Supplied data:
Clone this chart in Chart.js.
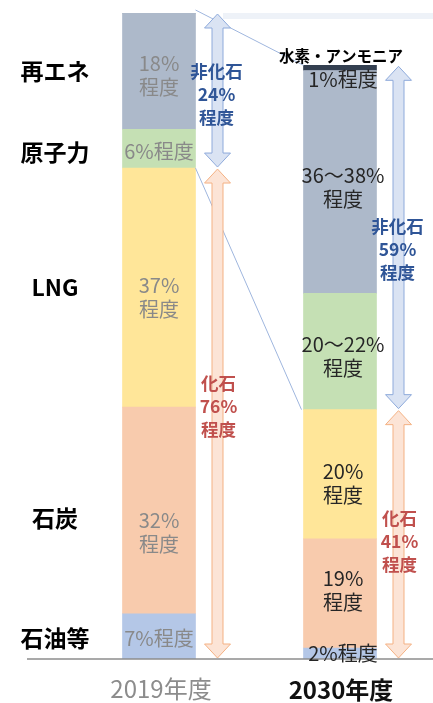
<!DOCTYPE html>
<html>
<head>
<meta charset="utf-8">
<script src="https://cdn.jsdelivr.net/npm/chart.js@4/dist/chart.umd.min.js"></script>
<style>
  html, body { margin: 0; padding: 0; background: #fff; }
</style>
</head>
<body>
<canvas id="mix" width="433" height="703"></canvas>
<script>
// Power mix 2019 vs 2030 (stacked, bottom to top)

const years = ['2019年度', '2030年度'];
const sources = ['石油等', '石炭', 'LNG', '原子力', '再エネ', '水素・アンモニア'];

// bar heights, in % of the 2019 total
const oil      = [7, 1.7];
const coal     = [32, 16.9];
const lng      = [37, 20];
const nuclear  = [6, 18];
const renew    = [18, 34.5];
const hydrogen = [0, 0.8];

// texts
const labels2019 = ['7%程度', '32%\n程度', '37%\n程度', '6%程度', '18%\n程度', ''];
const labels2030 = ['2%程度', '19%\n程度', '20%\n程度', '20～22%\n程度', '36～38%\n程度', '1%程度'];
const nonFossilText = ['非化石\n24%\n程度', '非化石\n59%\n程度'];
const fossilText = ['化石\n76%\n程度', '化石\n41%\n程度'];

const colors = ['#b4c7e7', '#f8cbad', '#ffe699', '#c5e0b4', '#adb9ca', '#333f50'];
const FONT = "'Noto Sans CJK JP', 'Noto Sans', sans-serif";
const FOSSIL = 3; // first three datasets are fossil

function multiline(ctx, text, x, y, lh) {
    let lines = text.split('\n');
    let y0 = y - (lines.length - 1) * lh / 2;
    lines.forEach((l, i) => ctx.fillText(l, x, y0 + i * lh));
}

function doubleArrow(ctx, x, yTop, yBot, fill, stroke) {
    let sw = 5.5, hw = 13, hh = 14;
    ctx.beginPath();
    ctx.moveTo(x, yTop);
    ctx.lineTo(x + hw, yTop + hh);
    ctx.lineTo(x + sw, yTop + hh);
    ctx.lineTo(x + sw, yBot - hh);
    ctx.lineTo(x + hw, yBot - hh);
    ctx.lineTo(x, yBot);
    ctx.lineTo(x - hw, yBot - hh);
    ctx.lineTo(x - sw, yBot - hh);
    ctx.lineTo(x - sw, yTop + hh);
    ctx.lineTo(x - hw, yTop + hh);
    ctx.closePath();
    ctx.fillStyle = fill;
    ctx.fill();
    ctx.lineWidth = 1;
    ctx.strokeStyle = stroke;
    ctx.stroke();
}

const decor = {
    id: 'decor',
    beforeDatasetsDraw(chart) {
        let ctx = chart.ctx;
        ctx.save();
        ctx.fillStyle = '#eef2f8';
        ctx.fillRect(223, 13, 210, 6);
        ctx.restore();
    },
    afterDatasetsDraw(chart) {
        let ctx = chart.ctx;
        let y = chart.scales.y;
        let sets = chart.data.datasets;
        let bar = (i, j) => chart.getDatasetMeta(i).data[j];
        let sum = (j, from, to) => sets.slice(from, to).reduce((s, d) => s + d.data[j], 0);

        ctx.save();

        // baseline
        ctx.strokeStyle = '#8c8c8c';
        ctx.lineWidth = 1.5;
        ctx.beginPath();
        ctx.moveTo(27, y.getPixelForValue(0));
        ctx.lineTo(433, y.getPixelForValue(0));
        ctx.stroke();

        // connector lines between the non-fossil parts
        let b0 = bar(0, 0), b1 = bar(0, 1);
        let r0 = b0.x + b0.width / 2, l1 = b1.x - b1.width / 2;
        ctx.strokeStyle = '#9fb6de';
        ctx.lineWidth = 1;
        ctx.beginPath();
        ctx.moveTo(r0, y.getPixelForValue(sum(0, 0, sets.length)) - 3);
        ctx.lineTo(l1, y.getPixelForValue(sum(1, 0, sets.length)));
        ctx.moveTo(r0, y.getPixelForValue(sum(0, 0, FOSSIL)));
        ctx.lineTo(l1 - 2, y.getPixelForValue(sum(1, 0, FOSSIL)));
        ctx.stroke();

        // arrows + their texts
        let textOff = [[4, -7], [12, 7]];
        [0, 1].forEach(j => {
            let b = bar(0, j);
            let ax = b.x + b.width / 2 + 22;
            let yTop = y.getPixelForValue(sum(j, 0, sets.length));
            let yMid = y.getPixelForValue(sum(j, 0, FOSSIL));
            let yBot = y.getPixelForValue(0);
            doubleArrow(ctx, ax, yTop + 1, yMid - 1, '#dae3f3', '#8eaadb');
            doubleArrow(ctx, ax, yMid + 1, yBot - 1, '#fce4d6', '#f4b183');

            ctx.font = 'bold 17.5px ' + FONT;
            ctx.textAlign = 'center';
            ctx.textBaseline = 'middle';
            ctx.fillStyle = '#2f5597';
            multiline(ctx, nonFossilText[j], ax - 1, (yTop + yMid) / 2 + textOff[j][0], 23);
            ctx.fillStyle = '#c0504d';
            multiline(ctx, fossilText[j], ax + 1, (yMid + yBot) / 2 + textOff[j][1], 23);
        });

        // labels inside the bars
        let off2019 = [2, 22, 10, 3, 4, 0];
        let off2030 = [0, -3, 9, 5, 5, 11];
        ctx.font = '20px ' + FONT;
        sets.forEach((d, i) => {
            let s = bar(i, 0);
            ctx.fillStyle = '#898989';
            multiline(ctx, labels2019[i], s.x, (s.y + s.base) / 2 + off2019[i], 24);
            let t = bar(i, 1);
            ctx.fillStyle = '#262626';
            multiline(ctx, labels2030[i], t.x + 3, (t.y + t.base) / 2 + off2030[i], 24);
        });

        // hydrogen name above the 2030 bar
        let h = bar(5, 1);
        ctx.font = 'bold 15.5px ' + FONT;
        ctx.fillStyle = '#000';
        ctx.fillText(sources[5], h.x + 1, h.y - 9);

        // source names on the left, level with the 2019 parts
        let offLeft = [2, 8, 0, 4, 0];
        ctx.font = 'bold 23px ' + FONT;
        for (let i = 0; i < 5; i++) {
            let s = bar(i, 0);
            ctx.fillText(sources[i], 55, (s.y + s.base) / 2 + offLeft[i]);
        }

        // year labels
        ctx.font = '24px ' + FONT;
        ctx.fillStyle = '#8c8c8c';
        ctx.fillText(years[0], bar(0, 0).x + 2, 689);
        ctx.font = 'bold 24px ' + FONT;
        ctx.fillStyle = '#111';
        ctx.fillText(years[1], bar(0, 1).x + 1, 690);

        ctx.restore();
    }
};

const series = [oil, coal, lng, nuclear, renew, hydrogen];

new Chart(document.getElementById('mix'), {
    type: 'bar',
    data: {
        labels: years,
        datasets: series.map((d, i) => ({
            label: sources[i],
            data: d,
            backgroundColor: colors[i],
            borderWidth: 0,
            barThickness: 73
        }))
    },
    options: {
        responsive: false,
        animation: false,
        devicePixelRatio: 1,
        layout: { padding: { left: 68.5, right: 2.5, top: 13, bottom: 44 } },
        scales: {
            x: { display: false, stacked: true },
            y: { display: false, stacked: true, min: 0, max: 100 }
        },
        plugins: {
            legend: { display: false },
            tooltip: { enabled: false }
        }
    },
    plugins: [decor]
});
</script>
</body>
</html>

Job: Transcribe the full listing character for character. Pictures are excluded.

Result below:
Clone this chart in Chart.js.
<!DOCTYPE html>
<html>
<head>
<meta charset="utf-8">
<script src="https://cdn.jsdelivr.net/npm/chart.js@4/dist/chart.umd.min.js"></script>
<style>
  html, body { margin: 0; padding: 0; background: #fff; }
</style>
</head>
<body>
<canvas id="mix" width="433" height="703"></canvas>
<script>
// Power mix 2019 vs 2030 (stacked, bottom to top)

const years = ['2019年度', '2030年度'];
const sources = ['石油等', '石炭', 'LNG', '原子力', '再エネ', '水素・アンモニア'];

// bar heights, in % of the 2019 total
const oil      = [7, 1.7];
const coal     = [32, 16.9];
const lng      = [37, 20];
const nuclear  = [6, 18];
const renew    = [18, 34.5];
const hydrogen = [0, 0.8];

// texts
const labels2019 = ['7%程度', '32%\n程度', '37%\n程度', '6%程度', '18%\n程度', ''];
const labels2030 = ['2%程度', '19%\n程度', '20%\n程度', '20～22%\n程度', '36～38%\n程度', '1%程度'];
const nonFossilText = ['非化石\n24%\n程度', '非化石\n59%\n程度'];
const fossilText = ['化石\n76%\n程度', '化石\n41%\n程度'];

const colors = ['#b4c7e7', '#f8cbad', '#ffe699', '#c5e0b4', '#adb9ca', '#333f50'];
const FONT = "'Noto Sans CJK JP', 'Noto Sans', sans-serif";
const FOSSIL = 3; // first three datasets are fossil

function multiline(ctx, text, x, y, lh) {
    let lines = text.split('\n');
    let y0 = y - (lines.length - 1) * lh / 2;
    lines.forEach((l, i) => ctx.fillText(l, x, y0 + i * lh));
}

function doubleArrow(ctx, x, yTop, yBot, fill, stroke) {
    let sw = 5.5, hw = 13, hh = 14;
    ctx.beginPath();
    ctx.moveTo(x, yTop);
    ctx.lineTo(x + hw, yTop + hh);
    ctx.lineTo(x + sw, yTop + hh);
    ctx.lineTo(x + sw, yBot - hh);
    ctx.lineTo(x + hw, yBot - hh);
    ctx.lineTo(x, yBot);
    ctx.lineTo(x - hw, yBot - hh);
    ctx.lineTo(x - sw, yBot - hh);
    ctx.lineTo(x - sw, yTop + hh);
    ctx.lineTo(x - hw, yTop + hh);
    ctx.closePath();
    ctx.fillStyle = fill;
    ctx.fill();
    ctx.lineWidth = 1;
    ctx.strokeStyle = stroke;
    ctx.stroke();
}

const decor = {
    id: 'decor',
    beforeDatasetsDraw(chart) {
        let ctx = chart.ctx;
        ctx.save();
        ctx.fillStyle = '#eef2f8';
        ctx.fillRect(223, 13, 210, 6);
        ctx.restore();
    },
    afterDatasetsDraw(chart) {
        let ctx = chart.ctx;
        let y = chart.scales.y;
        let sets = chart.data.datasets;
        let bar = (i, j) => chart.getDatasetMeta(i).data[j];
        let sum = (j, from, to) => sets.slice(from, to).reduce((s, d) => s + d.data[j], 0);

        ctx.save();

        // baseline
        ctx.strokeStyle = '#8c8c8c';
        ctx.lineWidth = 1.5;
        ctx.beginPath();
        ctx.moveTo(27, y.getPixelForValue(0));
        ctx.lineTo(433, y.getPixelForValue(0));
        ctx.stroke();

        // connector lines between the non-fossil parts
        let b0 = bar(0, 0), b1 = bar(0, 1);
        let r0 = b0.x + b0.width / 2, l1 = b1.x - b1.width / 2;
        ctx.strokeStyle = '#9fb6de';
        ctx.lineWidth = 1;
        ctx.beginPath();
        ctx.moveTo(r0, y.getPixelForValue(sum(0, 0, sets.length)) - 3);
        ctx.lineTo(l1, y.getPixelForValue(sum(1, 0, sets.length)));
        ctx.moveTo(r0, y.getPixelForValue(sum(0, 0, FOSSIL)));
        ctx.lineTo(l1 - 2, y.getPixelForValue(sum(1, 0, FOSSIL)));
        ctx.stroke();

        // arrows + their texts
        let textOff = [[4, -7], [12, 7]];
        [0, 1].forEach(j => {
            let b = bar(0, j);
            let ax = b.x + b.width / 2 + 22;
            let yTop = y.getPixelForValue(sum(j, 0, sets.length));
            let yMid = y.getPixelForValue(sum(j, 0, FOSSIL));
            let yBot = y.getPixelForValue(0);
            doubleArrow(ctx, ax, yTop + 1, yMid - 1, '#dae3f3', '#8eaadb');
            doubleArrow(ctx, ax, yMid + 1, yBot - 1, '#fce4d6', '#f4b183');

            ctx.font = 'bold 17.5px ' + FONT;
            ctx.textAlign = 'center';
            ctx.textBaseline = 'middle';
            ctx.fillStyle = '#2f5597';
            multiline(ctx, nonFossilText[j], ax - 1, (yTop + yMid) / 2 + textOff[j][0], 23);
            ctx.fillStyle = '#c0504d';
            multiline(ctx, fossilText[j], ax + 1, (yMid + yBot) / 2 + textOff[j][1], 23);
        });

        // labels inside the bars
        let off2019 = [2, 22, 10, 3, 4, 0];
        let off2030 = [0, -3, 9, 5, 5, 11];
        ctx.font = '20px ' + FONT;
        sets.forEach((d, i) => {
            let s = bar(i, 0);
            ctx.fillStyle = '#898989';
            multiline(ctx, labels2019[i], s.x, (s.y + s.base) / 2 + off2019[i], 24);
            let t = bar(i, 1);
            ctx.fillStyle = '#262626';
            multiline(ctx, labels2030[i], t.x + 3, (t.y + t.base) / 2 + off2030[i], 24);
        });

        // hydrogen name above the 2030 bar
        let h = bar(5, 1);
        ctx.font = 'bold 15.5px ' + FONT;
        ctx.fillStyle = '#000';
        ctx.fillText(sources[5], h.x + 1, h.y - 9);

        // source names on the left, level with the 2019 parts
        let offLeft = [2, 8, 0, 4, 0];
        ctx.font = 'bold 23px ' + FONT;
        for (let i = 0; i < 5; i++) {
            let s = bar(i, 0);
            ctx.fillText(sources[i], 55, (s.y + s.base) / 2 + offLeft[i]);
        }

        // year labels
        ctx.font = '24px ' + FONT;
        ctx.fillStyle = '#8c8c8c';
        ctx.fillText(years[0], bar(0, 0).x + 2, 689);
        ctx.font = 'bold 24px ' + FONT;
        ctx.fillStyle = '#111';
        ctx.fillText(years[1], bar(0, 1).x + 1, 690);

        ctx.restore();
    }
};

const series = [oil, coal, lng, nuclear, renew, hydrogen];

new Chart(document.getElementById('mix'), {
    type: 'bar',
    data: {
        labels: years,
        datasets: series.map((d, i) => ({
            label: sources[i],
            data: d,
            backgroundColor: colors[i],
            borderWidth: 0,
            barThickness: 73
        }))
    },
    options: {
        responsive: false,
        animation: false,
        devicePixelRatio: 1,
        layout: { padding: { left: 68.5, right: 2.5, top: 13, bottom: 44 } },
        scales: {
            x: { display: false, stacked: true },
            y: { display: false, stacked: true, min: 0, max: 100 }
        },
        plugins: {
            legend: { display: false },
            tooltip: { enabled: false }
        }
    },
    plugins: [decor]
});
</script>
</body>
</html>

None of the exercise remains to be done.